Groups representing literature, broadcasting, screenwriting, music, choreography and visual arts argue the proposal stretches fair use too far in favor of private commercial interests. They say the plan misreads global trends as moving toward looser exemptions and shifts the burden of enforcement onto creators.

They're also wary of "opt-out" protections that rely on machine-readable technical measures. Most individual creators lack the tools or resources to implement and monitor those measures, which could render the protection meaningless in practice.

"This is a declaration that the government is abandoning the sustainability of Korea's cultural industry," the statement said, calling for a fundamental policy review. The Korea Newspaper Association has voiced similar concerns, emphasizing that copyright starts with the right holder's decision on whether a work can be used in advance.

Political and Policy Context

Promoting AI is a core priority for the current administration, which formed the Presidential Council on National Artificial Intelligence Strategy on Sept. 8 to coordinate the national agenda. Standing Vice Chair Lim Mun-yeong and members of the council presented the draft Action Plan on Dec. 15 in Seoul.

The draft strategy lists 98 execution items, spanning compute infrastructure, AI semiconductors, industry adoption, and new rules for AI training and evaluation. Public feedback was open through Jan. 4, and the council says it plans a discussion session on the controversy.

Key Tension: Growth vs. Creative Rights

The debate is less about whether AI should grow-and more about how to build it on fair terms. If unpaid or low-cost use of creative works becomes normalized, the groups warn, meaningful compensation will be hard to restore later.

The coalition of 16 organizations says it will sustain pressure until policy shifts toward a model that protects creator rights and ensures fair compensation as a baseline. They want a framework built on prior permission and clear, workable licensing paths.
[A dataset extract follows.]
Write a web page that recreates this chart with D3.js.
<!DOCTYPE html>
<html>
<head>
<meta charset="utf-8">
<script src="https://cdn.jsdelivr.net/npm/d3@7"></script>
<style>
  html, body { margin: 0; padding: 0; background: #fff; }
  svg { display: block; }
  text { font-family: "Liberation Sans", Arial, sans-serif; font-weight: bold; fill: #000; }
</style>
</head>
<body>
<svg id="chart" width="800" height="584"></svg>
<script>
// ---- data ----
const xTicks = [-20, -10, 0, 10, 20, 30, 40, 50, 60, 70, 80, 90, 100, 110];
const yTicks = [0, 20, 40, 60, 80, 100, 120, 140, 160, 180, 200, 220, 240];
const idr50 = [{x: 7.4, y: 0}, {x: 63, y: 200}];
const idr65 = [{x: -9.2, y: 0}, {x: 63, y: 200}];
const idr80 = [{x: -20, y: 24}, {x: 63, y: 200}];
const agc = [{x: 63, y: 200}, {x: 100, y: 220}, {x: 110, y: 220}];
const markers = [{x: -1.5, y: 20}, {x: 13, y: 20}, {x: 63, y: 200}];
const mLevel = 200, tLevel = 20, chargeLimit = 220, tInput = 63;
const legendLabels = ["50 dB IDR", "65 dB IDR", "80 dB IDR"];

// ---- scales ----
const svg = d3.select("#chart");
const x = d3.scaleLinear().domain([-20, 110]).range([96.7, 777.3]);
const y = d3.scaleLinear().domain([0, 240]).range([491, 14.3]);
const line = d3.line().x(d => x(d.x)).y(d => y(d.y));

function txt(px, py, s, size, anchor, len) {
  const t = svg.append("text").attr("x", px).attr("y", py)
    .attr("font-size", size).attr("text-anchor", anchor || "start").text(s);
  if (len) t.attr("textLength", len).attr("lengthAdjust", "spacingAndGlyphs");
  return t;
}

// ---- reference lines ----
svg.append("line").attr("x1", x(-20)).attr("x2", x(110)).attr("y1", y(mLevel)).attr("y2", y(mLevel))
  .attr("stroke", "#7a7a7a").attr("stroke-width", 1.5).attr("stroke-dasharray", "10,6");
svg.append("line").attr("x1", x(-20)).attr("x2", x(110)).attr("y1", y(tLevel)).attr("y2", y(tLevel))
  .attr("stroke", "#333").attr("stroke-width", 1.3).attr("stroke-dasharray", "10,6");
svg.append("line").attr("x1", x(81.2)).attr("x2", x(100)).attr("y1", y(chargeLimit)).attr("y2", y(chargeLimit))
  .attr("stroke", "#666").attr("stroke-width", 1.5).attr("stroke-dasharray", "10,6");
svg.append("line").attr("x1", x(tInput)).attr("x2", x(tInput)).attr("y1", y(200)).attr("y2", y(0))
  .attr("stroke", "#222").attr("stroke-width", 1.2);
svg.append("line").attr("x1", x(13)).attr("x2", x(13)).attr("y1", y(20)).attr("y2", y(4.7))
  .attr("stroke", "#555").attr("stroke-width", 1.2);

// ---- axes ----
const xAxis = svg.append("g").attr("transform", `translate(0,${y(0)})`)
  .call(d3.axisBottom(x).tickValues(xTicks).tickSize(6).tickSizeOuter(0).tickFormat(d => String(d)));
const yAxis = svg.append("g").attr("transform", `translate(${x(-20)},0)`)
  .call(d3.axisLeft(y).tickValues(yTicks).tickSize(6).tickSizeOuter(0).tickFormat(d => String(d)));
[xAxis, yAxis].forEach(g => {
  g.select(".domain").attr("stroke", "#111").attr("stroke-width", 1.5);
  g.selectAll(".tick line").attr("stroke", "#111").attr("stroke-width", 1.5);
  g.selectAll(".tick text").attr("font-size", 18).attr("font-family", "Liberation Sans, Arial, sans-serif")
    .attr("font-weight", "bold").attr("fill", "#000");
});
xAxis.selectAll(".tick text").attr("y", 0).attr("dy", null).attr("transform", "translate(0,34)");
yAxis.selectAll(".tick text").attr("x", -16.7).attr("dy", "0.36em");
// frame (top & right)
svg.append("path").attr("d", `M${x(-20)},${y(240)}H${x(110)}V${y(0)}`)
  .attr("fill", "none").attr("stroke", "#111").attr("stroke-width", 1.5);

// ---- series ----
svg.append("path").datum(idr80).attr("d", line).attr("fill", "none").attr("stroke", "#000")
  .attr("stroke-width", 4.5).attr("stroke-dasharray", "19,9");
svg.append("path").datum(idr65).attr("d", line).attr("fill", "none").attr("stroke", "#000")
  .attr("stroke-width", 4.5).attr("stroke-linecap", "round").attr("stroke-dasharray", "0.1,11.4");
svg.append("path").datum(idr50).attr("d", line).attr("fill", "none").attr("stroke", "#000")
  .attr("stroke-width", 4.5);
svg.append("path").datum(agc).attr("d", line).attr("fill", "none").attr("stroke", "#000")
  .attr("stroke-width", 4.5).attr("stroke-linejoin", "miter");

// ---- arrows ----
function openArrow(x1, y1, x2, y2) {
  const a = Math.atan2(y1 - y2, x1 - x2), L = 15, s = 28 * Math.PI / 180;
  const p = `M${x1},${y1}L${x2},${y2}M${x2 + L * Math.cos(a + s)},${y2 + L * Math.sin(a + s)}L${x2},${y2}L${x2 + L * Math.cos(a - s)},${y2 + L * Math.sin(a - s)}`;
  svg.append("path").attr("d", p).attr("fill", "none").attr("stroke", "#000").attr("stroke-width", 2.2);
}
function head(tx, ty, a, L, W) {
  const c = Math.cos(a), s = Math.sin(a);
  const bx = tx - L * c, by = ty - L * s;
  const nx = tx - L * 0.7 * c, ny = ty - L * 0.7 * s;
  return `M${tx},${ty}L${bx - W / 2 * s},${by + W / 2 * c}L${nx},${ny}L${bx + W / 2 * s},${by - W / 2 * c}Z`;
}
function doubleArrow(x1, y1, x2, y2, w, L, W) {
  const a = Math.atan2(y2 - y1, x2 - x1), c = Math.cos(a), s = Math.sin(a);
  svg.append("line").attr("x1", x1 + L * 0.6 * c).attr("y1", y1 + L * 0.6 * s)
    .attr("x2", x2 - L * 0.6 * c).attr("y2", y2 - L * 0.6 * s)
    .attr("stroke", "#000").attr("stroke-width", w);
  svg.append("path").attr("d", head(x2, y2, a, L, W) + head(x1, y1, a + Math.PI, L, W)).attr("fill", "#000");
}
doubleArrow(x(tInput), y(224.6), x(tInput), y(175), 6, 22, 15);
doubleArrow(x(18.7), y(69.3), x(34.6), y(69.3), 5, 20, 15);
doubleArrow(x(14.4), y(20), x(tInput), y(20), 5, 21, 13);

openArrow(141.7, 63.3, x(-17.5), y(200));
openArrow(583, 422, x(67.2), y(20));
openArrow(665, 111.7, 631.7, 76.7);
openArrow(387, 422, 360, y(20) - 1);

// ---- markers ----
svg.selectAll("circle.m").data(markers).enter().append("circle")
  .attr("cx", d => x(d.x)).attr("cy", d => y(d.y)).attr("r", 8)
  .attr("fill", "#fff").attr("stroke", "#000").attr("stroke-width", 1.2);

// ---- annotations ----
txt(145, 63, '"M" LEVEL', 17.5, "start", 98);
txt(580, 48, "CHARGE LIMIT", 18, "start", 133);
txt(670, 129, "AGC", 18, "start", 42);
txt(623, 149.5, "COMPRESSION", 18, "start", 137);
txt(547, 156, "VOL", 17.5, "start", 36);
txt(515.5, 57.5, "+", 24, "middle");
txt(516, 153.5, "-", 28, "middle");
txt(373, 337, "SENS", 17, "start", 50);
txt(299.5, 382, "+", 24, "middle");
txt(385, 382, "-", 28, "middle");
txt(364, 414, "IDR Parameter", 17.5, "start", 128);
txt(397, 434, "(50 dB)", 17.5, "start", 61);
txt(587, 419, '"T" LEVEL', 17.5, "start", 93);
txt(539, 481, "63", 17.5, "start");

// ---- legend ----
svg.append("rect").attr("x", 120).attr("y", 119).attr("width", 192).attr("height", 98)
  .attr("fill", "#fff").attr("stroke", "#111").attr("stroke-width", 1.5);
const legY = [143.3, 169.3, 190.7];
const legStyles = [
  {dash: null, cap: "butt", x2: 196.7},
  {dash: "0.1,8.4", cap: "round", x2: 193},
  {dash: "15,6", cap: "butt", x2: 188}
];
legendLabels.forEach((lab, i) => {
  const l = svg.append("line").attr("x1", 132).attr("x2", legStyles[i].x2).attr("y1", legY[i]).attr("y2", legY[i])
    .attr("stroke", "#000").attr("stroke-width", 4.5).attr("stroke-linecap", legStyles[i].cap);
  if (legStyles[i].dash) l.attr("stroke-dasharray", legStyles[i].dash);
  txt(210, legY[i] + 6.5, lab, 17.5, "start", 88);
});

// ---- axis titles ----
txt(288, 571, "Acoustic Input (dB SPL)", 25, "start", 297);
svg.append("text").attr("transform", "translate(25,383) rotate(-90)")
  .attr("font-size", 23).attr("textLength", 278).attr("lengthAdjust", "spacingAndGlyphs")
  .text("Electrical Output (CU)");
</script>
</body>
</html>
Practical Options for Policymakers

  • Default stance: Treat commercial AI training on copyrighted works as requiring prior permission, unless clear statutory exceptions apply.
  • Licensing pathways: Encourage collective licensing via existing collecting societies or consider a narrowly scoped statutory license with transparent rates and an independent rate-setting mechanism.
  • Transparency duties: Require model developers to disclose high-level dataset sources, employ dataset registries, and maintain audit logs for rights-holder verification.
  • Data segregation: Use secure data rooms or controlled environments for training on sensitive or licensed content, with access records and retention limits.
  • Opt-out that works: If offering opt-out, provide simple non-technical channels (registries, form submissions) alongside machine-readable signals-don't rely solely on technical tags.
  • Small creator safeguards: Provide a no-cost route to register exclusions, subsidize tooling, and offer standardized legal templates to reduce friction.
  • Content provenance: Promote provenance standards for outputs and training sources to improve traceability and resolve disputes faster.
  • Dispute resolution: Stand up a streamlined, time-bound administrative process with statutory damages for non-compliance to deter free-riding.
  • Evaluation vs. training: Differentiate rules for evaluation datasets used for benchmarking, with tighter governance for copyrighted material.
  • Impact assessment: Mandate cultural and economic impact assessments before finalizing any exemptions or special regimes.

Global Signals to Watch

  • WIPO is facilitating international dialogue on AI and IP, with wide divergence across jurisdictions on text-and-data-mining exceptions.
  • The U.S. Copyright Office is examining training, fair use, disclosure, and authorship, underscoring the need for transparency and licensing solutions.

Immediate Next Steps for Government Teams

  • Convene a multi-stakeholder session led by Culture, Science and ICT, and Justice ministries to stress-test Action Plan No. 32 with real licensing and enforcement scenarios.
  • Draft options for collective licensing and statutory licensing, including rate-setting methods, transparency rules, and enforcement mechanisms.
  • Prototype an opt-out registry with both human-friendly and machine-readable inputs; publish an implementation guide for developers.
  • Launch a pilot dataset registry and model card standard for public-sector AI procurements to set expectations for the private sector.
  • Publish a clear timeline: consultation rounds, draft text, impact assessment, and a transition period for compliance.

Bottom Line

South Korea can grow AI while protecting its creative economy, but the policy design has to make permission, compensation, and transparency the default-not the exception. Building licensing rails now will reduce legal risk for developers and deliver predictable income for creators, which is the basis for long-term industry health.